Although parallel functional programming helps us to represent our program in declarative manner in order to be applicable for parallel execution, but the problem is remain unsolved without thinking about how we can manage data in parallel computing environment.
Industrial Revolution of Data – Age of Big Data
We’re now entering into new age of computing named as “Industrial Revolution of Data”. In fact, the majority of data will be produced automatically by different kinds of machine such as software logs, video cameras, RFID, wireless sensors and so on.
Due to the considerable decrease in cost of computer resources, storing those data is so cheap, so companies tend to collect and store them in huge data warehouse for future when it can be mined for valuable information. The Big Data now comes to play, working with such distributed, huge and complex data would be impossible or better to say inefficient with existing software and databases system.
We should think about other approaches for storing large set of data which is stored in different computers and in the next step effectively mining and executing queries from those sources. Perhaps the biggest game-changer to come along is MapReduce, the parallel programming framework that has gained prominence thanks to its use at web search companies.
The research in parallel computing has had the most success and influence in parallel databases. In fact, instead of breaking out a large problem into smaller element execute by different threads simultaneously, parallel database help us to store, querying and retrieve data from distributed resources over network effectively.
MapReduce as Parallel Programming Framework
MapReduce algorithm is invented by Google to cope with Big Data in their search engine system. In fact, MapReduce is containing two simple primitives function which are available in Lisp and also in other functional languages. The computation include two basic operation, a map operation which execute on input records containing key/value pairs, and then invoking a reduce operation which collect and aggregate all responses from different nodes.

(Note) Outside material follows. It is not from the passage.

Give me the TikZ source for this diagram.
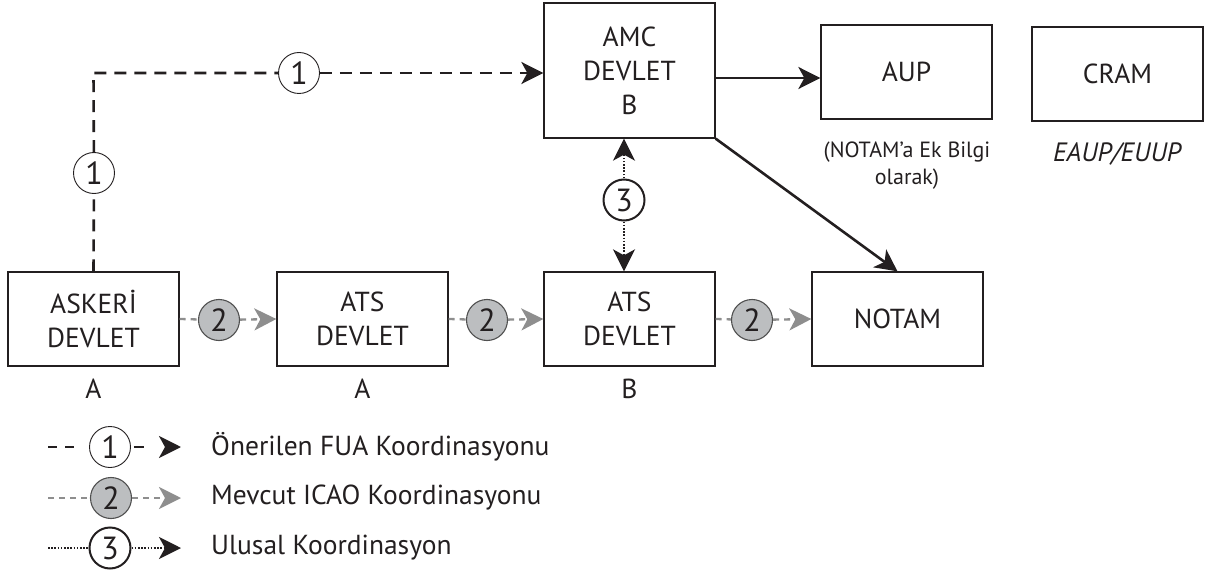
\documentclass[tikz,border=0pt]{standalone}
\usepackage{fontspec}
\setmainfont{PT Sans}
\usetikzlibrary{arrows.meta}
\definecolor{ink}{HTML}{231F20}
\definecolor{linegray}{HTML}{8E8E8E}
\definecolor{discgray}{HTML}{BCBEC0}
\definecolor{discrim}{HTML}{505050}

\begin{document}
\begin{tikzpicture}[x=1pt,y=-1pt,
  box/.style={draw=ink, line width=1.3pt, minimum width=171pt, minimum height=94pt,
    inner sep=0pt, align=center, text=ink, font=\fontsize{27.5}{34}\selectfont},
  tag/.style={text=ink, inner sep=0pt, font=\fontsize{27.5}{30}\selectfont},
  note/.style={text=ink, inner sep=0pt, align=center, font=\fontsize{22}{27}\selectfont},
  legtext/.style={text=ink, inner sep=0pt, anchor=west, font=\fontsize{27.5}{30}\selectfont},
  disc/.style={circle, minimum size=41pt, inner sep=0pt, text=ink, font=\fontsize{32}{32}\selectfont},
  discone/.style={disc, draw=ink, line width=0.9pt, fill=white},
  disctwo/.style={disc, draw=discrim, line width=1.1pt, fill=discgray},
  discthree/.style={disc, draw=ink, line width=2pt, fill=white},
  tipblack/.style={-{Stealth[length=22pt,width=22pt,inset=6pt]}},
  tipgray/.style={-{Stealth[length=22pt,width=22pt,inset=6pt,color=linegray]}},
  fualine/.style={draw=ink, line width=2.6pt, dash pattern=on 12pt off 8pt},
  icaoline/.style={draw=linegray, line width=2.3pt, dash pattern=on 6pt off 5pt},
  natline/.style={draw=ink, line width=2.2pt, dash pattern=on 1.6pt off 1.6pt},
  solidline/.style={draw=ink, line width=2.6pt},
]
\useasboundingbox (0,0) rectangle (1212,580);

% boxes
\node[box] (askeri) at (93.5,319) {ASKERİ\\DEVLET};
\node[box] (atsa) at (362.5,319) {ATS\\DEVLET};
\node[box] (atsb) at (629.5,319) {ATS\\DEVLET};
\node[box] (notam) at (897.5,319) {NOTAM};
\node[box, minimum height=135pt] (amc) at (629.5,70.5) {AMC\\DEVLET\\B};
\node[box] (aup) at (906.5,72) {AUP};
\node[box] (cram) at (1117.5,74) {CRAM};

% captions
\node[tag] (askerilbl) at (93.5,389) {A};
\node[tag] (atsalbl) at (362.5,389) {A};
\node[tag] (atsblbl) at (629.5,389) {B};
\node[note] (aupnote) at (907,166) {(NOTAM’a Ek Bilgi\\olarak)};
\node[note, font=\fontsize{26.5}{27}\selectfont\itshape] (cramnote) at (1117,154) {EAUP/EUUP};

% helper coordinates
\coordinate (fuarow) at (0,73);
\coordinate (auprow) at (0,78);
\coordinate (natcol) at (624,0);
\coordinate (corner) at (askeri.north |- fuarow);

% numbered discs on the connectors
\node[discone] (c1a) at (94,173) {1};
\node[discone] (c1b) at (299,73) {1};
\node[discthree] (c3) at (624,200) {3};
\node[disctwo] (c2a) at (219,320) {2};
\node[disctwo] (c2b) at (487,320) {2};
\node[disctwo] (c2c) at (752,320) {2};

% proposed FUA coordination
\draw[fualine] (askeri.north) -- (c1a);
\draw[fualine] (c1a) -- (corner) -- (c1b);
\draw[fualine, tipblack] (c1b) -- (amc.west |- fuarow);

% existing ICAO coordination
\draw[icaoline] (askeri.east) -- (c2a);
\draw[icaoline, tipgray] (c2a) -- (atsa.west);
\draw[icaoline] (atsa.east) -- (c2b);
\draw[icaoline, tipgray] (c2b) -- (atsb.west);
\draw[icaoline] (atsb.east) -- (c2c);
\draw[icaoline, tipgray] (c2c) -- (notam.west);

% national coordination
\draw[natline, tipblack] (c3) -- (amc.south -| natcol);
\draw[natline, tipblack] (c3) -- (atsb.north -| natcol);

% AMC outputs
\draw[solidline, tipblack] (amc.east |- auprow) -- (aup.west |- auprow);
\draw[solidline, tipblack] (amc.south east) -- (notam.north);

% legend
\coordinate (l1s) at (48,447);
\coordinate (l1e) at (76,447);
\coordinate (l1t) at (181,447);
\node[discone] (l1c) at (110,447) {1};
\draw[draw=ink, line width=2.6pt, dash pattern=on 9pt off 8pt] (l1s) -- (l1e);
\draw[draw=ink, line width=2.6pt, dash pattern=on 0pt off 3pt on 10pt off 60pt, tipblack] (l1c) -- (l1t);
\node[legtext] (l1txt) at (211,447) {Önerilen FUA Koordinasyonu};

\coordinate (l2s) at (48,498);
\coordinate (l2t) at (181,498);
\node[disctwo] (l2c) at (111,498) {2};
\draw[icaoline] (l2s) -- (l2c);
\draw[icaoline, tipgray] (l2c) -- (l2t);
\node[legtext] (l2txt) at (211,498) {Mevcut ICAO Koordinasyonu};

\coordinate (l3s) at (48,548);
\coordinate (l3t) at (181,548);
\node[discthree] (l3c) at (110,548) {3};
\draw[natline] (l3s) -- (l3c);
\draw[natline, tipblack] (l3c) -- (l3t);
\node[legtext] (l3txt) at (211,548) {Ulusal Koordinasyon};
\end{tikzpicture}
\end{document}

There are many different Implementations in different programming languages which are exist and used in industry for processing large set of data. In fact, most of NoSQL databases use this algorithm for collecting data from different sources in distributed heterogeneous environment.
The biggest advantage of MapReduce is that it allows for distributed processing of map and reduction function. In fact, it allows us, to collect and process distributed data stored in different machine simultaneously.
Parallel computing can help us to solve hug complex problem in more efficient way. In order to parallelize our task we should think about different challenges which we cope in developing software for parallel execution environment.
However, we should bear in mind that parallel computing is useful when we are facing with a big problem which can distributed among different computing agents. In addition, we should deeply think about the nature of problem, time as well as limits and costs of Parallel Programming.